The stock of Cairn India had taken a beating after its largest minority stake holder Life Insurance Corporation criticized the company for the related party transaction between the two companies. The management of Cairn India escaped legal action as the company had extended the loan to Vedanta Ltd before the enactment of the new government guidelines of related party transactions, which forbid a company to extend a loan or any cash payment to a related party without seeking the approval of shareholders.

However, at that time the management of Vedanta Ltd told investors and analysts that the money borrowed by Vedanta Ltd at a floating rate of 3 per cent plus Libor gave  significantly higher return to Cairn India compared to the fixed deposit of same tenor. Interestingly, the loan was extended at a time when Cairn India was itself sitting on an investment cycle of $3 billion dollar to improve its oil exploration capacity.

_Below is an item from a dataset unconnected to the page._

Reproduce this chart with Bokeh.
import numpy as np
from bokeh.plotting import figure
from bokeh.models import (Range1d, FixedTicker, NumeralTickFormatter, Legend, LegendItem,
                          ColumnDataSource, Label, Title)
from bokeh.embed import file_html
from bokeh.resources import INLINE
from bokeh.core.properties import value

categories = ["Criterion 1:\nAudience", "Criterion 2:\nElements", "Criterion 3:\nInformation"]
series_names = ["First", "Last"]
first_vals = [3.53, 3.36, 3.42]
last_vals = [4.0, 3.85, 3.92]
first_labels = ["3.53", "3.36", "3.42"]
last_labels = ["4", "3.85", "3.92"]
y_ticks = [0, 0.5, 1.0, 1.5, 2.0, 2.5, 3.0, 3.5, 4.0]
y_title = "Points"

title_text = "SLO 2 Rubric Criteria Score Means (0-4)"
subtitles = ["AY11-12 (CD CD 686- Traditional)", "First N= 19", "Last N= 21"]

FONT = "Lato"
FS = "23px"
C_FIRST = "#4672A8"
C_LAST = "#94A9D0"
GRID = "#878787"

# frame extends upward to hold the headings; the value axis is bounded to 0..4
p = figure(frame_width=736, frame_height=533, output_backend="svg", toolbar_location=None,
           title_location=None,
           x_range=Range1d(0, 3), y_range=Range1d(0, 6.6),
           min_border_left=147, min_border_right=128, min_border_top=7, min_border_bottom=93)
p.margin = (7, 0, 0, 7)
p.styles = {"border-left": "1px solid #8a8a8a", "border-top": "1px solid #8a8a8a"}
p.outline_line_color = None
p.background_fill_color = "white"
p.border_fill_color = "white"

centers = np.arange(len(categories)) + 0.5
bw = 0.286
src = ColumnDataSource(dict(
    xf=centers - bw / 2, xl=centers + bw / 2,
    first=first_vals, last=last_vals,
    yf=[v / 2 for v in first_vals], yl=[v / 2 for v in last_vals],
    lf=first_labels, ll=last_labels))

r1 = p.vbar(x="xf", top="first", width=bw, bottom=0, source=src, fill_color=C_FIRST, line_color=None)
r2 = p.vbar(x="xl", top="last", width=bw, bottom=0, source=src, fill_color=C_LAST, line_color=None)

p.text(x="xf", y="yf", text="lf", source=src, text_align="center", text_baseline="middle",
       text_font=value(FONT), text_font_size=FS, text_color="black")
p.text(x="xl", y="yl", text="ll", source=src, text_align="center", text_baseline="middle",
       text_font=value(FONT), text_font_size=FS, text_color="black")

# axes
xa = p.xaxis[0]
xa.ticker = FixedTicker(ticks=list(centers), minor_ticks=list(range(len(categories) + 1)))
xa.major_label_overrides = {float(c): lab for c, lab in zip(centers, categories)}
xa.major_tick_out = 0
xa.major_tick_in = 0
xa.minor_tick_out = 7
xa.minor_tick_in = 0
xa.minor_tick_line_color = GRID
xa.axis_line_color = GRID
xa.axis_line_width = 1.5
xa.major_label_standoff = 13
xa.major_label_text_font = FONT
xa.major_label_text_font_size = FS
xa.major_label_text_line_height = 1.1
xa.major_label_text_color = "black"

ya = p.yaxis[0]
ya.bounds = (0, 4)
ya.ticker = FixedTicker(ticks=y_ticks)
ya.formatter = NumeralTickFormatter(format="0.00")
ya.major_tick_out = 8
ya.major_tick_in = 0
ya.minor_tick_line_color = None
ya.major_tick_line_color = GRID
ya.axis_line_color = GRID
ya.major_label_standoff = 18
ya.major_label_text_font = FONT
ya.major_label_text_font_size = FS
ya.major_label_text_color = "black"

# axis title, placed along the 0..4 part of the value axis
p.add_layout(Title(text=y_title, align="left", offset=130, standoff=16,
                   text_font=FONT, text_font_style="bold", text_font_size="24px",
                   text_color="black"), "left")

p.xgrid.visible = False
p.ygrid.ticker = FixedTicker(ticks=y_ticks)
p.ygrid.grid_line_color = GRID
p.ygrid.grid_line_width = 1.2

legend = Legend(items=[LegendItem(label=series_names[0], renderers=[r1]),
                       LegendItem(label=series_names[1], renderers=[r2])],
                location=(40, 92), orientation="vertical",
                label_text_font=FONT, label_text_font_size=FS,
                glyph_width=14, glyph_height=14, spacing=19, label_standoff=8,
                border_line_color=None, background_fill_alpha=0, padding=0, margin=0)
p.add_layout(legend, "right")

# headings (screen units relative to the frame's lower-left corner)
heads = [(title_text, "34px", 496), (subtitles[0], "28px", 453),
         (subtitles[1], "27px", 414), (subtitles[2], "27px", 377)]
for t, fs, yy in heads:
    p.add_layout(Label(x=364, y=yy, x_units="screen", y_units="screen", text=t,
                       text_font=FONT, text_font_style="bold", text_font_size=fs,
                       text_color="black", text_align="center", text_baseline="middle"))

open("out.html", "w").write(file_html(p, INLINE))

Even if the company did not have any significant capital expenditure plans, it should have paid higher dividend to its stakeholders. Cairn India Ltd paid a dividend of 90 per cent in March 2015 on the face value of Rs 10 per share. The dividend could have been much higher if the company had decided to distribute the excess cash among its shareholders.

However, Just eleven months later, when the borrowing company (Vedanta Ltd) was supposed to repay its debt to the lending company, the management announced the merger between the two companies, converting the debt of Vedanta resources liable to be paid with interest to Cairn India into cash for the merged entity.

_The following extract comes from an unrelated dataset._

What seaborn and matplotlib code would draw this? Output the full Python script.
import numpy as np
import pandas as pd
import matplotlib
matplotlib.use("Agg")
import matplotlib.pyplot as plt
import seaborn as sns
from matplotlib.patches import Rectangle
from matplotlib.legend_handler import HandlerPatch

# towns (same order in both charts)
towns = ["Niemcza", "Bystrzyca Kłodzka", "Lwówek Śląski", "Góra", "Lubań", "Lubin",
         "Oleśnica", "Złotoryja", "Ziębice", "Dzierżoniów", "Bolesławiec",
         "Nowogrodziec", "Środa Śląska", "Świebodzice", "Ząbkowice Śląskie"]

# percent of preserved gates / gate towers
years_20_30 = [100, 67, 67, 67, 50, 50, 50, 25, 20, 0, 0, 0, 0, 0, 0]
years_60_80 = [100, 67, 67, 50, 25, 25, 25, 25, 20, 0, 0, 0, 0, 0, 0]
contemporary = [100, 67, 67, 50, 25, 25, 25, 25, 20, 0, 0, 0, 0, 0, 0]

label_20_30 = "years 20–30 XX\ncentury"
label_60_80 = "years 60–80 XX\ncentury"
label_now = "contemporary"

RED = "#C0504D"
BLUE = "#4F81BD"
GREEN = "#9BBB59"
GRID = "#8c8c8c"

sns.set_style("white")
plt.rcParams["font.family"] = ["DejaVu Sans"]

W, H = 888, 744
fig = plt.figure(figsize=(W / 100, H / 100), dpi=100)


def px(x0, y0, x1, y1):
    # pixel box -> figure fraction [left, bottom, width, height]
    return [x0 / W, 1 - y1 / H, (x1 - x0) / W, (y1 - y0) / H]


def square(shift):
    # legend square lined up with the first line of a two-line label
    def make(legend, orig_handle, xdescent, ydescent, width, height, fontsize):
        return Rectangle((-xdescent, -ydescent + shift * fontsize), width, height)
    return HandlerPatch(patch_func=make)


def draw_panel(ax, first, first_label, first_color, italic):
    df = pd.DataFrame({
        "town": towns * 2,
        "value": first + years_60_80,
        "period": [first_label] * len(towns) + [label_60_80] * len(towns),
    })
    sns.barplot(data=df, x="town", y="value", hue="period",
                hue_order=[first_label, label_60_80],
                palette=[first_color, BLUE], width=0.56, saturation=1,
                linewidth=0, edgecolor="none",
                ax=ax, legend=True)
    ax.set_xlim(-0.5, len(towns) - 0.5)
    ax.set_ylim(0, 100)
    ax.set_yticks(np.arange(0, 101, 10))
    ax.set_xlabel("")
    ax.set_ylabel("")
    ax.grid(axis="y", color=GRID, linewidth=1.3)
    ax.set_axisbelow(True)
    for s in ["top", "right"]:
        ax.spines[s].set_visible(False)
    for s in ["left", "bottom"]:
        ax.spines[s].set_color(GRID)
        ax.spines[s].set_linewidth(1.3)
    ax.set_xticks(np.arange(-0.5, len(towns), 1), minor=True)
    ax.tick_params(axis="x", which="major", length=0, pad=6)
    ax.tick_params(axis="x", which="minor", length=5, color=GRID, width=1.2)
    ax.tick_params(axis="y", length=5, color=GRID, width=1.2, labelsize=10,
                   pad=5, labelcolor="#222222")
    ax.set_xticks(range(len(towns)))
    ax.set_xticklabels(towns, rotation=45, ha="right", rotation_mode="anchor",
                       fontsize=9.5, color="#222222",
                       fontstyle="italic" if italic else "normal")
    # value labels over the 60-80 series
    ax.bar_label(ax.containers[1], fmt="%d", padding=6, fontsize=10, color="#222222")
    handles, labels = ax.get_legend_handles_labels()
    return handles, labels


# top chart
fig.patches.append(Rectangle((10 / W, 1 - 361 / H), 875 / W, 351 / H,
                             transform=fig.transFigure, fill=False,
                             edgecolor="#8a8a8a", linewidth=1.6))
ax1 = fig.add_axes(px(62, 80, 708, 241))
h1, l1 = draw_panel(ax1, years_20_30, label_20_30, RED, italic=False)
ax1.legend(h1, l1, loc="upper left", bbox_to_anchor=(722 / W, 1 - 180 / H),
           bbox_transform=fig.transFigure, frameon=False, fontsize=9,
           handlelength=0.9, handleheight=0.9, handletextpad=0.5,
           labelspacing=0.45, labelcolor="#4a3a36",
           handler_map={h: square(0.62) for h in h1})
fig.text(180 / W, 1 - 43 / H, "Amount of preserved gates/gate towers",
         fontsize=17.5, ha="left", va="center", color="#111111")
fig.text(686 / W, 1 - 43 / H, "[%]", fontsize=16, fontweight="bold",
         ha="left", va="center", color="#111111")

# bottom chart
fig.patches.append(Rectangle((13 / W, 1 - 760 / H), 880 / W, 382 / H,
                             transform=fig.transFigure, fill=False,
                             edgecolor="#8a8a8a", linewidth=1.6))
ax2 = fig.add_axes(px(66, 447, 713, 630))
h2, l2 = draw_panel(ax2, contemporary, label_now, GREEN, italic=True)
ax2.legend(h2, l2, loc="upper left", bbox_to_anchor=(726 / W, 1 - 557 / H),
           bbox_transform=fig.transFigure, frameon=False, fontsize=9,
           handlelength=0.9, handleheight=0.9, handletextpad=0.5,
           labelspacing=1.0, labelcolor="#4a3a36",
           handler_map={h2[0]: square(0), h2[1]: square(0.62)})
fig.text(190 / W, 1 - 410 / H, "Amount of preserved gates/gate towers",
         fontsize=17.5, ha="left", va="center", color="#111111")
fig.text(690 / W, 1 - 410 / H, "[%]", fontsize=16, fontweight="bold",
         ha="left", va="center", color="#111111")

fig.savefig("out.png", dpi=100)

In lieu of the merger, the shareholders of Cairn India have received only one stock of Vedanta Ltd, which was trading at a bonus of Rs 184 at the time of merger. In addition, Cairn India shareholders will get a Rs 10 face value preferential share as a sweetener.

If the merger between the two entities took place in June 2014 when the price of crude oil was above $100 per barrel, the value of Cairn India’s share was  Rs 366, whereas the share of Vedanta Ltd was selling for Rs 290 per unit.

While the share price of Cairn India has come down due to cyclic slowdown in the price of crude oil, the fall in the price of Vedanta Ltd is because raw material crunch that is unlikely to be resolved anytime soon. Vedanta is operating its Jharsugda aluminum facility at a mere 25 per cent of installed capacity. The company had set up this facility with an investment of Rs 52,000 crore.

Interestingly the London listed Vedanta Resource Plc that is the holding company of India listed Vedanta Ltd and Cairn India, saw a downgrade in April this year by Standards & Poor’s as the rating agency questioned the London listed miner’s ability to meet its financial obligations.

For the year ended 31 March 2014, the Vedanta Group earned $12.9 billion and had an operating profit of $4.5 billion. Vedanta Resources Plc had gross debts of nearly $17 billion (Rs 1,08,905 crore) at the end of the last financial year. After the merger, the consolidated debt of Vedanta Resources Plc is likely to come down significantly.

On the other hand the investors of Cairn India ltd will now be exposed to the environmental and legal risks associated with the mining sector. investors who bought Cairn India's shares just to be part of the crude oil play in the international market may have to exit the company as pure crude oil business is any day a safer and more profitable bet than mining anywhere in the world.

The only good thing from a Cairn India shareholder’s perspective is that in case the company loses the tax liability case against the government which would make it liable to pay over Rs 20,000 crore, the company will benefit from the larger balance sheet of the merged entity.

Following Cairn India, Vedanta will now look to merge with its other majority holding companies like Balco and Hindustan Zinc, making the parent company an even larger entity. One will have to keep a close watch to see who benefits in the future, the management or the shareholders.